Surprisingly, scientists and conservationists don’t yet have a reliable way to determine the optimal environment for any given species; they tend to base their judgments primarily on the locations where plant species currently grow. But for many plants, their current habitats aren’t ideal.

California, for example, has a wealth of species unique to certain climate niches and found nowhere else in the world. But agriculture, industry and urban growth have pushed many of them to the edges of their habitats, and climate change has only exacerbated the problem. So while it might seem logical to move species to habitats like those where they’re currently located or to only protect their current habitats, either approach could imperil the species’ future survival.

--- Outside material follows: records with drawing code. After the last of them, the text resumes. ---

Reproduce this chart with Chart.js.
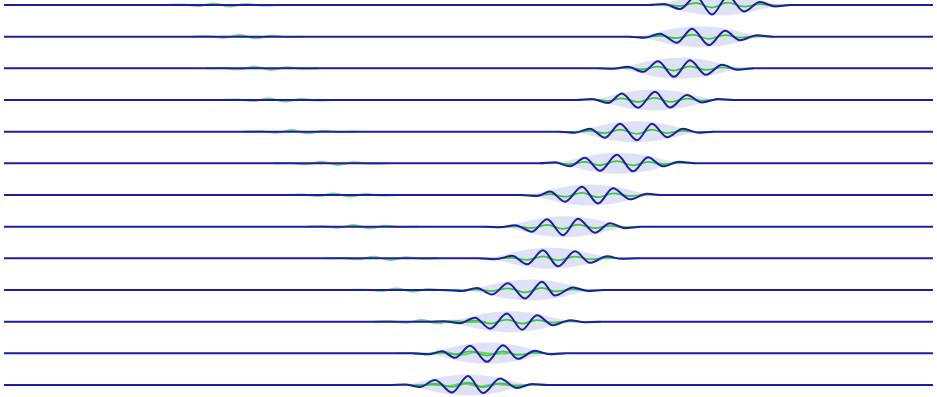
<!DOCTYPE html>
<html>
<head>
<meta charset="utf-8">
<script src="https://cdn.jsdelivr.net/npm/chart.js"></script>
<style>
  html, body { margin: 0; padding: 0; background: #ffffff; }
  #wrap { width: 937px; height: 397px; }
</style>
</head>
<body>
<div id="wrap"><canvas id="packetChart" width="937" height="397"></canvas></div>
<script>
// ---- data (x in trace units, amplitude in trace units) ----
const traceStart = 4;
const traceEnd = 933;

// extrema of the blue trace, one list per row (top to bottom)
const blueX = [
    [664, 680, 696, 712, 728, 744, 760, 775],
    [645, 660, 677, 692, 709, 725, 740, 757],
    [613, 628, 643, 658, 674, 690, 706, 722, 738],
    [592, 608, 622, 638, 655, 670, 687, 702, 718],
    [575, 590, 605, 620, 637, 652, 667, 683, 698],
    [555, 570, 585, 600, 617, 633, 648, 663, 679],
    [537, 550, 565, 582, 598, 613, 630, 647],
    [500, 515, 532, 547, 563, 578, 595, 610, 625],
    [495, 512, 527, 543, 558, 575, 590, 607, 622],
    [462, 477, 492, 508, 525, 542, 555, 573, 588],
    [444, 460, 475, 490, 507, 522, 537, 553, 570, 585],
    [428, 442, 455, 470, 487, 503, 518, 535, 550],
    [405, 420, 435, 452, 468, 483, 500, 517, 532]
];
const blueAmp = [
    [1, -4, 8.5, -9.5, 9, -6.5, 3, -1.5],
    [-1, 3, -6, 8, -8.5, 6, -3.5, 1.5],
    [-0.5, 1.5, -3.5, 7, -8.5, 8, -6.5, 3.5, -1.5],
    [1, -3, 6.5, -7.7, 8.3, -7.5, 5, -2.5, 1],
    [-1, 3, -6, 8, -8.5, 8, -5.5, 3, -1],
    [1, -3, 5.5, -7.5, 8.5, -8, 6, -3, 1.5],
    [-1, 3.5, -6.7, 8.3, -8.5, 6.7, -4.3, 1.2],
    [-0.5, 1.5, -5, 7.5, -8.5, 8, -6, 3.5, -1.5],
    [-1, 2.5, -6, 8, -8, 7, -4.5, 2, -0.5],
    [-1, 2, -4.5, 6.7, -8.5, 8.3, -5.5, 2.5, -1],
    [0.5, -1.5, 4, -7, 8.3, -8, 6.5, -3.5, 1.5, -0.5],
    [-1, 2, -4.5, 7.5, -8.5, 8, -5.5, 2.5, -1],
    [0.5, -2, 5, -7.5, 9, -8, 6.5, -3, 1]
];
// green trace under the packet (same extrema positions, smaller swing)
const greenAmp = [
    [0.3, -1, 2, -2.5, 2.3, -1.6, 0.8, -0.4],
    [-0.3, 0.8, -1.5, 2, -2.2, 1.5, -0.9, 0.4],
    [-0.1, 0.4, -0.9, 1.8, -2.2, 2, -1.6, 0.9, -0.4],
    [0.3, -0.8, 1.6, -2, 2.1, -1.9, 1.3, -0.6, 0.3],
    [-0.3, 0.8, -1.5, 2, -2.2, 2, -1.4, 0.8, -0.3],
    [0.3, -0.8, 1.4, -1.9, 2.2, -2, 1.5, -0.8, 0.4],
    [-0.3, 0.9, -1.7, 2.1, -2.2, 1.7, -1.1, 0.3],
    [-0.1, 0.4, -1.3, 1.9, -2.2, 2, -1.5, 0.9, -0.4],
    [-0.3, 0.6, -1.5, 2, -2, 1.8, -1.1, 0.5, -0.1],
    [-0.3, 0.5, -1.1, 1.7, -2.2, 2.1, -1.4, 0.6, -0.3],
    [0.1, -0.4, 1, -1.8, 2.1, -2, 1.6, -0.9, 0.4, -0.1],
    [-0.3, 0.5, -1.1, 1.9, -2.2, 2, -1.4, 0.6, -0.3],
    [0.1, -0.5, 1.3, -1.9, 2.3, -2, 1.6, -0.8, 0.3]
];

// light envelope behind each packet
const envelopeCenter = [718, 700, 680, 654, 636, 618, 590, 565, 550, 530, 510, 488, 468];
const envelopeOffset = [-62, -48, -32, -16, 0, 16, 32, 48, 62];
const envelopeHalf = [0, 3, 7, 9.5, 10.5, 9.5, 7, 3, 0];

// faint green echo on the left of each row
const echoCenter = [222, 248, 263, 277, 300, 330, 342, 362, 382, 405, 430, 452, 472];
const echoOffset = [-40, -24, -8, 8, 24, 40];
const echoAmp = [0.4, -1, 1.6, -1.6, 1, -0.4];

const ROW_GAP = 31.67;
const BLUE = '#1e1ea0';
const GREEN = '#3cc83c';
const SHADE = 'rgba(196, 202, 238, 0.55)';

function padded(xs, ys, base, from, to) {
    const pts = [];
    if (from !== undefined) pts.push({ x: from, y: base });
    pts.push({ x: xs[0] - 16, y: base });
    xs.forEach((x, i) => pts.push({ x: x, y: base + ys[i] }));
    pts.push({ x: xs[xs.length - 1] + 16, y: base });
    if (to !== undefined) pts.push({ x: to, y: base });
    return pts;
}

const datasets = [];
blueX.forEach((xs, r) => {
    const base = -r * ROW_GAP;

    const envX = envelopeOffset.map(o => envelopeCenter[r] + o);
    datasets.push({
        data: envX.map((x, i) => ({ x: x, y: base + envelopeHalf[i] })),
        borderWidth: 0, borderColor: 'rgba(0,0,0,0)', fill: false, order: 3
    });
    datasets.push({
        data: envX.map((x, i) => ({ x: x, y: base - envelopeHalf[i] })),
        borderWidth: 0, borderColor: 'rgba(0,0,0,0)', backgroundColor: SHADE,
        fill: '-1', order: 3
    });

    const echoX = echoOffset.map(o => echoCenter[r] + o);
    datasets.push({
        data: padded(echoX, echoAmp, base),
        borderColor: 'rgba(60, 200, 60, 0.7)', borderWidth: 2, order: 2
    });

    datasets.push({
        data: padded(xs, greenAmp[r], base),
        borderColor: GREEN, borderWidth: 1.8, order: 1
    });

    datasets.push({
        data: padded(xs, blueAmp[r], base, traceStart, traceEnd),
        borderColor: BLUE, borderWidth: 2, order: 0
    });
});

new Chart(document.getElementById('packetChart').getContext('2d'), {
    type: 'line',
    data: { datasets: datasets },
    options: {
        responsive: false,
        animation: false,
        layout: { padding: 0 },
        elements: {
            point: { radius: 0 },
            line: { cubicInterpolationMode: 'monotone', fill: false }
        },
        scales: {
            x: { type: 'linear', min: 0, max: 937, display: false },
            y: { type: 'linear', min: -392, max: 5, display: false }
        },
        plugins: {
            legend: { display: false },
            tooltip: { enabled: false }
        }
    }
});
</script>
</body>
</html>
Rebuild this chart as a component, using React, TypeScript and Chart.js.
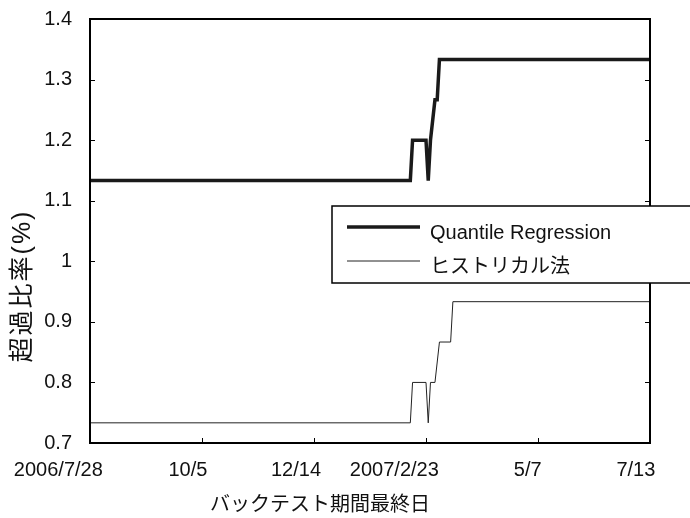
import React, { useEffect, useRef } from "react";
import { Chart, registerables } from "chart.js";

Chart.register(...registerables);

// ---- data ----
const xTickIndex = [0, 50, 100, 150, 200, 250];
const xTickLabels = ["2006/7/28", "10/5", "12/14", "2007/2/23", "5/7", "7/13"];
const yTickLabels = ["0.7", "0.8", "0.9", "1", "1.1", "1.2", "1.3", "1.4"];

const qrX = [0, 143, 144, 150, 151, 152, 154, 155, 156, 250];
const qrY = [1.1333, 1.1333, 1.2, 1.2, 1.1333, 1.2, 1.2667, 1.2667, 1.3333, 1.3333];

const histX = [0, 143, 144, 150, 151, 152, 154, 156, 161, 162, 250];
const histY = [0.7333, 0.7333, 0.8, 0.8, 0.7333, 0.8, 0.8, 0.8667, 0.8667, 0.9333, 0.9333];

const seriesNames = ["Quantile Regression", "ヒストリカル法"];
const xTitle = "バックテスト期間最終日";
const yTitle = "超過比率(%)";

const FONT = "'Liberation Sans', Arial, 'Noto Sans CJK JP', sans-serif";

const framePlugin = {
  id: "framePlugin",
  afterDatasetsDraw(chart: any) {
    const { ctx, chartArea } = chart;
    const { left, right, top, bottom } = chartArea;
    const xs = chart.scales.x;
    const ys = chart.scales.y;
    ctx.save();
    // frame
    ctx.strokeStyle = "#000";
    ctx.lineWidth = 2;
    ctx.strokeRect(left, top, right - left, bottom - top);
    // y ticks inward (left and right)
    ctx.lineWidth = 1;
    ys.ticks.forEach((t: any) => {
      const y = Math.round(ys.getPixelForValue(t.value)) + 0.5;
      ctx.beginPath();
      ctx.moveTo(left, y);
      ctx.lineTo(left + 5, y);
      ctx.moveTo(right, y);
      ctx.lineTo(right - 5, y);
      ctx.stroke();
    });
    // x ticks inward and labels
    ctx.font = `20px ${FONT}`;
    ctx.fillStyle = "#111";
    ctx.textBaseline = "middle";
    ctx.textAlign = "left";
    xTickIndex.forEach((v, i) => {
      const x = Math.round(xs.getPixelForValue(v)) + 0.5;
      ctx.beginPath();
      ctx.moveTo(x, bottom);
      ctx.lineTo(x, bottom - 5);
      ctx.stroke();
      const w = ctx.measureText(xTickLabels[i]).width;
      ctx.fillText(xTickLabels[i], x + 0.15 * w - 1 - w, bottom + 27);
    });
    // axis titles
    ctx.textAlign = "center";
    ctx.fillText(xTitle, 320, 505);
    ctx.save();
    ctx.translate(23, 286);
    ctx.rotate(-Math.PI / 2);
    ctx.font = `25px ${FONT}`;
    try {
      (ctx as any).letterSpacing = "2px";
    } catch (e) {}
    ctx.fillText(yTitle, 0, 0);
    ctx.restore();

    // legend
    const bx = 332, by = 206, bw = 400, bh = 77;
    ctx.fillStyle = "#fff";
    ctx.fillRect(bx, by, bw, bh);
    ctx.strokeStyle = "#000";
    ctx.lineWidth = 1.5;
    ctx.strokeRect(bx, by, bw, bh);
    const ds = chart.data.datasets;
    const rows = [227, 261];
    const textRows = [233, 267];
    ds.forEach((d: any, i: number) => {
      ctx.strokeStyle = d.borderColor;
      ctx.lineWidth = d.borderWidth;
      ctx.beginPath();
      ctx.moveTo(347, rows[i]);
      ctx.lineTo(420, rows[i]);
      ctx.stroke();
      ctx.fillStyle = "#111";
      ctx.font = `20px ${FONT}`;
      ctx.textAlign = "left";
      ctx.textBaseline = "middle";
      ctx.fillText(d.label, 430, textRows[i]);
    });
    ctx.restore();
  },
};

export default function App() {
  const ref = useRef<HTMLCanvasElement>(null);
  useEffect(() => {
    const chart = new Chart(ref.current as HTMLCanvasElement, {
      type: "line",
      data: {
        datasets: [
          {
            label: seriesNames[0],
            data: qrX.map((x, i) => ({ x, y: qrY[i] })),
            borderColor: "#1a1a1a",
            borderWidth: 3.5,
            pointRadius: 0,
            tension: 0,
            fill: false,
          },
          {
            label: seriesNames[1],
            data: histX.map((x, i) => ({ x, y: histY[i] })),
            borderColor: "#222",
            borderWidth: 1,
            pointRadius: 0,
            tension: 0,
            fill: false,
          },
        ],
      },
      options: {
        animation: false,
        responsive: false,
        devicePixelRatio: 1,
        layout: { padding: { left: 0, top: 19, right: 40, bottom: 0 } },
        plugins: { legend: { display: false }, tooltip: { enabled: false } },
        scales: {
          x: {
            type: "linear",
            min: 0,
            max: 250,
            ticks: { display: false, stepSize: 50 },
            grid: { display: false },
            border: { display: false },
            afterFit: (s: any) => {
              s.height = 75;
              s.paddingLeft = 0;
              s.paddingRight = 0;
            },
          },
          y: {
            type: "linear",
            min: 0.7,
            max: 1.4,
            ticks: {
              stepSize: 0.1,
              padding: 18,
              color: "#111",
              font: { family: FONT, size: 20 },
              callback: (_v: any, i: number) => yTickLabels[i],
            },
            grid: { display: false, drawTicks: false },
            border: { display: false },
            afterFit: (s: any) => {
              s.width = 90;
              s.paddingTop = 0;
              s.paddingBottom = 0;
            },
          },
        },
      },
      plugins: [framePlugin],
    } as any);
    return () => chart.destroy();
  }, []);
  return (
    <div style={{ position: "absolute", left: 0, top: 0, width: 690, height: 518, background: "#fff" }}>
      <canvas ref={ref} width={690} height={518} style={{ display: "block" }} />
    </div>
  );
}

The new research, published in Functional Ecology, describes a statistical model that estimates each species’ preferred temperature and amount of rainfall based on its height; the size, wilting point, anatomy and chemical composition of its leaves; and the density of its wood.

Then, using that data, the scientists created a statistical model that predicts what temperatures and rainfall amounts each species preferred — not merely not what it could tolerate. The model also enables the scientists to estimate how mismatched a plant is from its native climate.

“Plant species can directly reveal to us their climate preference and their vulnerability to potential climate change in the ‘language’ of their leaves and wood,” said Sack, the paper’s senior author. “Now that we know this, if you give us a leaf and a piece of wood, we can give a good scientific prediction of where the plant prefers to live.

“We are tuning in to what the plants are telling us about their preferences, in the language of their tissues and physiology, aiming to help them survive escalating climate challenges.”

Sack, working with UCLA postdoctoral scholar Camila Medeiros and an international team analyzed 10 distinct leaf and wood traits from more than 100 species in a range of environments mostly within the University of California Natural Reserve System. The ecosystem types the scientists analyzed — desert, coastal sage scrub, chaparral, montane wet forest, mixed riparian woodland and mixed conifer broadleaf forest — cover about 70% of California’s land area.

“The correspondence of leaf and wood traits with species’ climates is striking,” said Medeiros, the paper’s first author. For example, species native to warmer, drier climates tend to be shorter in stature, with thicker and denser leaves and lower wilting points — traits that enable them to continue photosynthesis when water is scarce and to grow faster when water is more readily available.